(Dataset rows)

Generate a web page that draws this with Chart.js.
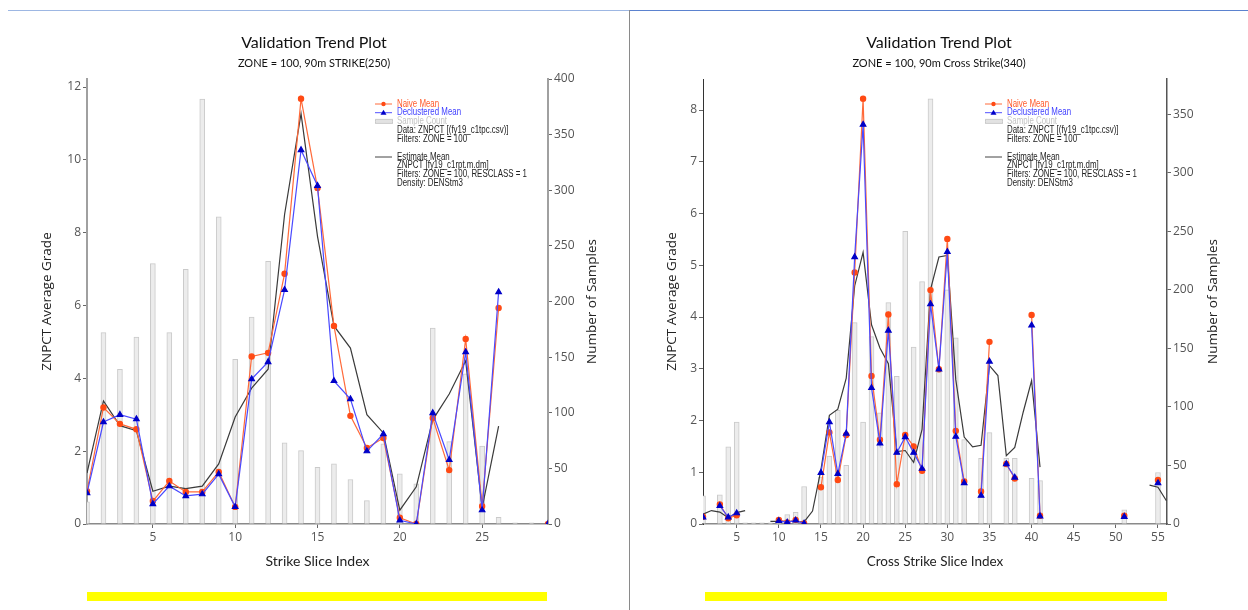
<!DOCTYPE html>
<html>
<head>
<meta charset="utf-8">
<script src="https://cdn.jsdelivr.net/npm/chart.js@4.4.0/dist/chart.umd.min.js"></script>
<style>
  body { margin: 0; background: #fff; width: 1248px; height: 610px; overflow: hidden; position: relative; }
  canvas { position: absolute; top: 0; }
  #strikeChart { left: 0; }
  #crossChart { left: 630px; }
  .topline { position: absolute; top: 10px; height: 1px; }
  .sep { position: absolute; left: 629px; top: 10px; width: 1px; height: 600px; background: #8a8a8a; }
  .yellow { position: absolute; top: 592px; height: 9px; background: #ffff00; }
</style>
</head>
<body>
<div class="topline" style="left:8px;width:621px;background:#9db7e3"></div>
<div class="topline" style="left:630px;width:618px;background:#5b82cf"></div>
<div class="sep"></div>
<canvas id="strikeChart" width="628" height="580"></canvas>
<canvas id="crossChart" width="618" height="580"></canvas>
<div class="yellow" style="left:87px;width:460px"></div>
<div class="yellow" style="left:705px;width:462px"></div>
<script>
// ---- strike chart data (slice index 1..29)
const strikeIdx = [1,2,3,4,5,6,7,8,9,10,11,12,13,14,15,16,17,18,19,20,21,22,23,24,25,26,27,28,29];
const strikeCount = [20,172,139,168,234,172,229,382,276,148,186,236,73,66,51,54,40,21,72,45,36,176,74,135,70,6,1,1,0];
const strikeNaive = [0.9,3.2,2.75,2.6,0.63,1.18,0.88,0.88,1.43,0.47,4.6,4.7,6.87,11.68,9.23,5.44,2.97,2.09,2.36,0.17,0,2.91,1.48,5.08,0.49,5.93,null,null,0];
const strikeDeclus = [0.85,2.8,3.0,2.88,0.55,1.04,0.77,0.82,1.37,0.47,3.98,4.45,6.43,10.27,9.29,3.93,3.43,2.0,2.47,0.1,0,3.05,1.76,4.72,0.38,6.37,null,null,0];
const strikeEst = [1.4,3.38,2.7,2.56,0.9,1.04,0.97,1.04,1.65,2.94,3.73,4.25,8.5,11.27,7.9,5.44,4.83,3.0,2.5,0.38,1.02,2.86,3.57,4.48,0.44,2.69,null,null,null];

// ---- cross strike chart data (slice index 1..56)
const crossIdx = [1,2,3,4,5,6,7,8,9,10,11,12,13,14,15,16,17,18,19,20,21,22,23,24,25,26,27,28,29,30,31,32,33,34,35,36,37,38,39,40,41,42,43,44,45,46,47,48,49,50,51,52,53,54,55,56];
const crossCount = [24,0,25,66,87,1,1,1,1,5,8,10,32,0,40,58,97,50,172,87,160,95,189,126,250,151,207,363,130,200,159,72,0,56,78,0,56,56,0,39,37,0,0,0,0,0,0,0,0,0,12,0,0,0,44,0];
const crossNaive = [0.14,null,0.38,0.11,0.17,null,null,null,null,0.08,0.03,0.08,0.01,null,0.71,1.77,0.85,1.72,4.86,8.22,2.86,1.63,4.05,0.77,1.72,1.5,1.03,4.52,2.99,5.51,1.8,0.82,null,0.63,3.52,null,1.16,0.88,null,4.04,0.16,null,null,null,null,null,null,null,null,null,0.16,null,null,null,0.85,null];
const crossDeclus = [0.13,null,0.35,0.13,0.21,null,null,null,null,0.06,0.03,0.07,0.01,null,0.99,1.97,0.97,1.75,5.16,7.72,2.63,1.56,3.74,1.38,1.68,1.38,1.07,4.25,2.99,5.26,1.69,0.79,null,0.55,3.14,null,1.16,0.9,null,3.84,0.15,null,null,null,null,null,null,null,null,null,0.14,null,null,null,0.79,null];
const crossEst = [0.19,0.26,0.23,0.12,0.22,0.26,null,null,0.05,0.05,0.05,0.05,0.04,0.25,1.05,2.1,2.22,2.82,4.6,5.25,3.85,3.4,3.1,1.4,1.42,1.19,1.83,4.53,5.16,5.19,2.79,1.68,1.49,1.52,3.06,2.87,1.32,1.48,2.16,2.77,1.1,null,null,null,null,null,null,null,null,null,null,null,null,0.75,0.71,0.45];

// ---- tick labels
const strikeXTicks = [5,10,15,20,25];
const crossXTicks = [5,10,15,20,25,30,35,40,45,50,55];
const strikeGradeTicks = [0,2,4,6,8,10,12];
const crossGradeTicks = [0,1,2,3,4,5,6,7,8];
const strikeCountTicks = [0,50,100,150,200,250,300,350,400];
const crossCountTicks = [0,50,100,150,200,250,300,350];

const legendLines = ['Data: ZNPCT [(fy19_c1tpc.csv)]', 'Filters: ZONE = 100'];
const estLines = ['ZNPCT [fy19_c1rpt.m.dm]', 'Filters: ZONE = 100, RESCLASS = 1', 'Density: DENStm3'];

const NAIVE = '#ff4a14', DECL = '#0000c8';

const pts = (xs, ys) => xs.map((x, i) => ({ x: x, y: ys[i] }));
const fixTicks = list => s => { s.ticks = list.map(v => ({ value: v })); };

// narrow text, like the source tool's legend font
function narrowText(ctx, t, x, y) {
  ctx.save();
  ctx.translate(x, y);
  ctx.scale(0.79, 1);
  ctx.fillText(t, 0, 0);
  ctx.restore();
}

// custom legend + right axis title (reads bottom to top like the left one)
function trendExtras(x0, rightTitleX) {
  return {
    id: 'trendExtras',
    afterDraw(chart) {
      const ctx = chart.ctx;
      const tx = x0 + 22, lh = 8.7;
      ctx.save();
      ctx.font = '10px "Liberation Sans", Arial, sans-serif';
      ctx.textBaseline = 'middle';
      let y = 104;
      ctx.strokeStyle = '#ff6a3a'; ctx.lineWidth = 1;
      ctx.beginPath(); ctx.moveTo(x0, y); ctx.lineTo(x0 + 17, y); ctx.stroke();
      ctx.fillStyle = NAIVE; ctx.beginPath(); ctx.arc(x0 + 8.5, y, 2.2, 0, Math.PI * 2); ctx.fill();
      ctx.fillStyle = '#ff5a2a'; narrowText(ctx, 'Naive Mean', tx, y);
      y += lh;
      ctx.strokeStyle = '#5050ff';
      ctx.beginPath(); ctx.moveTo(x0, y); ctx.lineTo(x0 + 17, y); ctx.stroke();
      ctx.fillStyle = DECL; ctx.beginPath();
      ctx.moveTo(x0 + 8.5, y - 3); ctx.lineTo(x0 + 11.5, y + 2); ctx.lineTo(x0 + 5.5, y + 2); ctx.closePath(); ctx.fill();
      ctx.fillStyle = '#4040ff'; narrowText(ctx, 'Declustered Mean', tx, y);
      y += lh;
      ctx.fillStyle = '#e2e2e2'; ctx.fillRect(x0, y - 2.5, 18, 5);
      ctx.strokeStyle = '#b8b8b8'; ctx.setLineDash([1, 1]); ctx.strokeRect(x0 + 0.5, y - 2, 17, 4); ctx.setLineDash([]);
      ctx.fillStyle = '#c4c4c4'; narrowText(ctx, 'Sample Count', tx, y);
      ctx.fillStyle = '#222';
      legendLines.forEach(t => { y += lh; narrowText(ctx, t, tx, y); });
      y = 157;
      ctx.strokeStyle = '#444';
      ctx.beginPath(); ctx.moveTo(x0, y); ctx.lineTo(x0 + 17, y); ctx.stroke();
      narrowText(ctx, 'Estimate Mean', tx, y);
      estLines.forEach(t => { y += lh; narrowText(ctx, t, tx, y); });

      const a = chart.chartArea;
      ctx.translate(rightTitleX, (a.top + a.bottom) / 2);
      ctx.rotate(-Math.PI / 2);
      ctx.font = '13.5px "Open Sans", sans-serif';
      ctx.fillStyle = '#222';
      ctx.textAlign = 'center';
      ctx.fillText('Number of Samples', 0, 0);
      ctx.restore();
    }
  };
}

function makeChart(id, cfg) {
  const tickFont = { family: '"Open Sans", sans-serif', size: 12 };
  const axisFont = { family: '"Open Sans", sans-serif', size: 13.5 };
  return new Chart(document.getElementById(id), {
    type: 'line',
    data: {
      datasets: [
        { type: 'bar', label: 'Sample Count', data: pts(cfg.idx, cfg.count), yAxisID: 'yCount',
          backgroundColor: '#ececec', borderColor: '#cacaca', borderWidth: 1, barThickness: 5, order: 4 },
        { label: 'Estimate Mean', data: pts(cfg.idx, cfg.est), yAxisID: 'yGrade',
          borderColor: '#3a3a3a', borderWidth: 1.2, pointRadius: 0, spanGaps: false, order: 3 },
        { label: 'Naive Mean', data: pts(cfg.idx, cfg.naive), yAxisID: 'yGrade',
          borderColor: '#ff6a3a', borderWidth: 1.2, pointRadius: 2.6, pointStyle: 'circle',
          pointBackgroundColor: NAIVE, pointBorderColor: NAIVE, spanGaps: false, order: 2 },
        { label: 'Declustered Mean', data: pts(cfg.idx, cfg.declus), yAxisID: 'yGrade',
          borderColor: '#4a4aff', borderWidth: 1.2, pointRadius: 3.2, pointStyle: 'triangle',
          pointBackgroundColor: DECL, pointBorderColor: DECL, spanGaps: false, order: 1 }
      ]
    },
    options: {
      responsive: false,
      animation: false,
      layout: { padding: { top: 10, left: 0, right: 0, bottom: 0 } },
      plugins: {
        legend: { display: false },
        tooltip: { enabled: false },
        title: { display: true, text: 'Validation Trend Plot', color: '#111',
          font: { family: 'Lato, sans-serif', size: 16, weight: 'normal' }, padding: { top: 23.4, bottom: 0 } },
        subtitle: { display: true, text: cfg.subtitle, color: '#111',
          font: { family: 'Lato, sans-serif', size: 11 }, padding: { top: 3.8, bottom: 9.4 } }
      },
      scales: {
        x: {
          type: 'linear', min: cfg.idx[0], max: cfg.xMax, offset: false,
          afterBuildTicks: fixTicks(cfg.xTicks),
          afterFit: s => { s.height = 56; },
          grid: { display: true, drawOnChartArea: false, drawTicks: true, tickLength: 4, color: '#666', offset: false },
          border: { display: true, color: '#8a8a8a', width: 1.5 },
          ticks: { color: '#555', font: tickFont, padding: 2, maxRotation: 0 },
          title: { display: true, text: cfg.xTitle, color: '#222',
            font: { family: 'Lato, sans-serif', size: cfg.xTitleSize }, padding: { top: 0, bottom: 10 } }
        },
        yGrade: {
          type: 'linear', position: 'left', min: 0, max: cfg.gradeMax,
          afterBuildTicks: fixTicks(cfg.gradeTicks),
          afterFit: s => { s.width = cfg.leftW; },
          grid: { display: true, drawOnChartArea: false, drawTicks: true, tickLength: 4, color: '#666' },
          border: { display: true, color: cfg.leftAxisColor, width: cfg.leftAxisWidth },
          ticks: { color: '#555', font: tickFont, padding: 2 },
          title: { display: true, text: 'ZNPCT Average Grade', color: '#222', font: axisFont,
            padding: { top: cfg.leftTitlePad, bottom: 0 } }
        },
        yCount: {
          type: 'linear', position: 'right', min: 0, max: cfg.countMax,
          afterBuildTicks: fixTicks(cfg.countTicks),
          afterFit: s => { s.width = cfg.rightW; },
          grid: { display: true, drawOnChartArea: false, drawTicks: true, tickLength: 4, color: '#666' },
          border: { display: true, color: cfg.rightAxisColor, width: cfg.rightAxisWidth },
          ticks: { color: '#555', font: tickFont, padding: 2 },
          title: { display: false }
        }
      }
    },
    plugins: [trendExtras(cfg.legendX, cfg.rightTitleX)]
  });
}

makeChart('strikeChart', {
  idx: strikeIdx, count: strikeCount, naive: strikeNaive, declus: strikeDeclus, est: strikeEst,
  subtitle: 'ZONE = 100, 90m STRIKE(250)', xTitle: 'Strike Slice Index', xTitleSize: 14, xMax: 29,
  xTicks: strikeXTicks, gradeTicks: strikeGradeTicks, countTicks: strikeCountTicks,
  gradeMax: 12.22, countMax: 400, leftW: 87, rightW: 80, leftTitlePad: 38.6, rightTitleX: 592,
  leftAxisColor: '#a0a0a0', leftAxisWidth: 2, rightAxisColor: '#a0a0a0', rightAxisWidth: 2, legendX: 375
});

makeChart('crossChart', {
  idx: crossIdx, count: crossCount, naive: crossNaive, declus: crossDeclus, est: crossEst,
  subtitle: 'ZONE = 100, 90m Cross Strike(340)', xTitle: 'Cross Strike Slice Index', xTitleSize: 13.5, xMax: 56.07,
  xTicks: crossXTicks, gradeTicks: crossGradeTicks, countTicks: crossCountTicks,
  gradeMax: 8.6, countMax: 380, leftW: 73, rightW: 81, leftTitlePad: 33.6, rightTitleX: 583,
  leftAxisColor: '#333', leftAxisWidth: 1, rightAxisColor: '#555', rightAxisWidth: 1.5, legendX: 355
});
</script>
</body>
</html>
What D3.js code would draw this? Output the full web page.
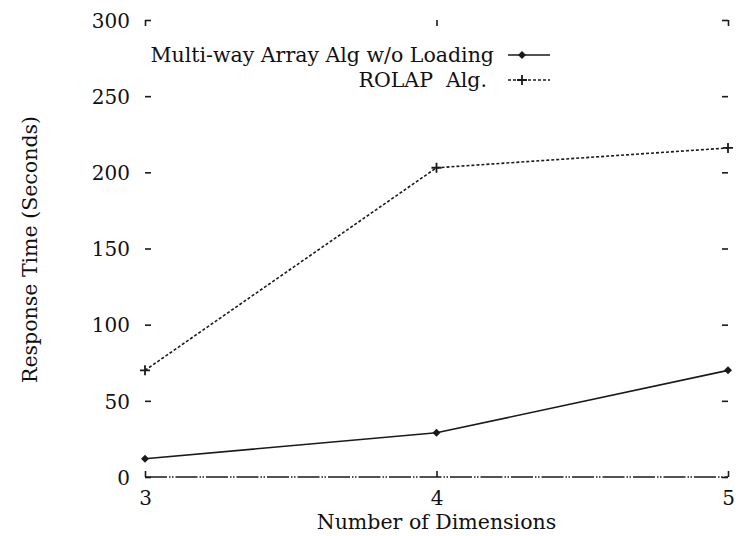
<!DOCTYPE html>
<html>
<head>
<meta charset="utf-8">
<script src="https://cdn.jsdelivr.net/npm/d3@7"></script>
<style>
	body { margin: 0; background: #fff; }
	svg text { font-family: 'DejaVu Serif', 'Liberation Serif', serif; fill: #111; white-space: pre; }
</style>
</head>
<body>
<div id="chart"></div>
<script>

var dimensions = [3, 4, 5];
var multiway = [12, 29, 70];
var rolap = [70, 203, 216];
var yticks = [0, 50, 100, 150, 200, 250, 300];
var series = [
	{ name: 'Multi-way Array Alg w/o Loading', values: multiway, dash: null, marker: 'diamond' },
	{ name: 'ROLAP  Alg.', values: rolap, dash: '3,2', marker: 'plus' }
];

var width = 736;
var height = 536;
var m = { left: 145, right: 728, top: 20, bottom: 477 };

var svg = d3.select('#chart').append('svg').attr('width', width).attr('height', height);

var x = d3.scaleLinear().domain([3, 5]).range([m.left, m.right]);
var y = d3.scaleLinear().domain([0, 300]).range([m.bottom, m.top]);

var ink = '#1a1a1a';
var tick = 6;
var fs = '20px';
var fsl = '20.5px';

function strip(g) {
	g.select('.domain').remove();
	g.selectAll('line').attr('stroke', ink).attr('stroke-width', 1.6);
}

// y ticks on both sides (inward)
var gl = svg.append('g').attr('transform', 'translate(' + m.left + ',0)')
	.call(d3.axisLeft(y).tickValues(yticks).tickSize(-tick).tickPadding(15));
strip(gl);
gl.selectAll('text').style('font-size', fs).attr('dy', '0.36em');

var gr = svg.append('g').attr('transform', 'translate(' + m.right + ',0)')
	.call(d3.axisRight(y).tickValues(yticks).tickSize(-tick).tickFormat(''));
strip(gr);

// x ticks bottom and top (inward)
var gb = svg.append('g').attr('transform', 'translate(0,' + m.bottom + ')')
	.call(d3.axisBottom(x).tickValues(dimensions).tickSize(-tick).tickPadding(14).tickFormat(d3.format('d')));
strip(gb);
gb.selectAll('text').style('font-size', fs);

var gt = svg.append('g').attr('transform', 'translate(0,' + m.top + ')')
	.call(d3.axisTop(x).tickValues(dimensions).tickSize(-tick).tickFormat(''));
strip(gt);

// bottom border drawn dash-dot
svg.append('line')
	.attr('x1', x(3)).attr('x2', x(5))
	.attr('y1', y(0)).attr('y2', y(0))
	.attr('stroke', ink).attr('stroke-width', 1.6)
	.attr('stroke-dasharray', '22,2,1.5,1.5,1.5,2');

// axis titles
svg.append('text')
	.attr('x', (m.left + m.right) / 2).attr('y', 529)
	.attr('text-anchor', 'middle')
	.style('font-size', fsl)
	.text('Number of Dimensions');

svg.append('text')
	.attr('transform', 'translate(37,' + ((m.top + m.bottom) / 2 + 1) + ') rotate(-90)')
	.attr('text-anchor', 'middle')
	.style('font-size', fsl)
	.text('Response Time (Seconds)');

var line = d3.line()
	.x(function(d, i) { return x(dimensions[i]); })
	.y(function(d) { return y(d); });

function marker(g, type, cx, cy) {
	if (type === 'diamond') {
		g.append('path')
			.attr('d', 'M' + cx + ' ' + (cy - 4) + ' L' + (cx + 4) + ' ' + cy + ' L' + cx + ' ' + (cy + 4) + ' L' + (cx - 4) + ' ' + cy + ' Z')
			.attr('fill', ink);
	} else {
		g.append('path')
			.attr('d', 'M' + (cx - 5) + ' ' + cy + ' H' + (cx + 5) + ' M' + cx + ' ' + (cy - 5) + ' V' + (cy + 5))
			.attr('stroke', ink).attr('stroke-width', 1.8);
	}
}

var plot = svg.append('g');

series.forEach(function(s, si) {
	plot.append('path')
		.datum(s.values)
		.attr('d', line)
		.attr('fill', 'none')
		.attr('stroke', ink)
		.attr('stroke-width', 1.6)
		.attr('stroke-dasharray', s.dash);

	s.values.forEach(function(v, i) {
		marker(plot, s.marker, x(dimensions[i]), y(v));
	});

	// legend
	var ly = 55 + si * 25;
	svg.append('text')
		.attr('x', si ? 487 : 494).attr('y', ly)
		.attr('dy', '0.33em')
		.attr('text-anchor', 'end')
		.style('font-size', fsl)
		.text(s.name);
	svg.append('line')
		.attr('x1', 508).attr('x2', 550)
		.attr('y1', ly).attr('y2', ly)
		.attr('stroke', ink).attr('stroke-width', 1.6)
		.attr('stroke-dasharray', s.dash);
	marker(svg, s.marker, 522, ly);
});

</script>
</body>
</html>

* Exercise aim
Pick out lines containing the word "page", each one as written.

* Solution for this exercise
Generate a web page that draws this with Chart.js.
What D3.js code would draw this? Output the full web page.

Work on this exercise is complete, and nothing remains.